The Bakken Formation is among the largest connecting deposits of oil and natural gas in the United States. There are two primary corrosion treatment programs that are designed to prevent corrosion that could lead to tube failure, including localized corrosion and erosion corrosion.
Localized corrosion, or pitting corrosion, can be identified easily by the formation of pits on the surface. These pits are formed when dissolved gasses, such as carbon dioxide or hydrogen sulfide are absorbed into the surface of the tube, forming a large cathode. In an area that is smaller by comparison where the gases are not absorbed, there is a lower potential, thus an anode is formed.

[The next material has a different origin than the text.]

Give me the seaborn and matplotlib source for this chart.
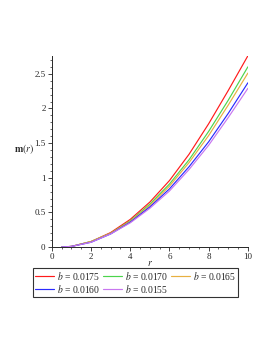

Electrons will flow from the anode over to the cathode. Since the cathode is large and the anode is small, the flux of electrons will be remarkably high. When the electrons quickly leave the anode, it releases iron. The result is a highly localized loss of metal.
Erosion corrosion is mostly due to multi-phase flow. The greatest cause for concern is when the pressure drop causes dissolved gases to be released rapidly. During the transition from one phase to another, the dissolved gasses will expand in volume.
When drops in pressure occur, super-saturated brine crystallizes salt. This leads to deposits where sodium chloride forms on the nozzles and other components. In addition, abrasive crystals and other insoluble particles develop in the formation fluid.
When multi-phase flow takes place, protective films that slow corrosion is removed, and the metal surfaces are exposed to a highly corrosive environment. Failing to repair the protective film quickly, the tube could fail rapidly well before normal life expectancy under the combined effects of localized pitting corrosion and erosion corrosion.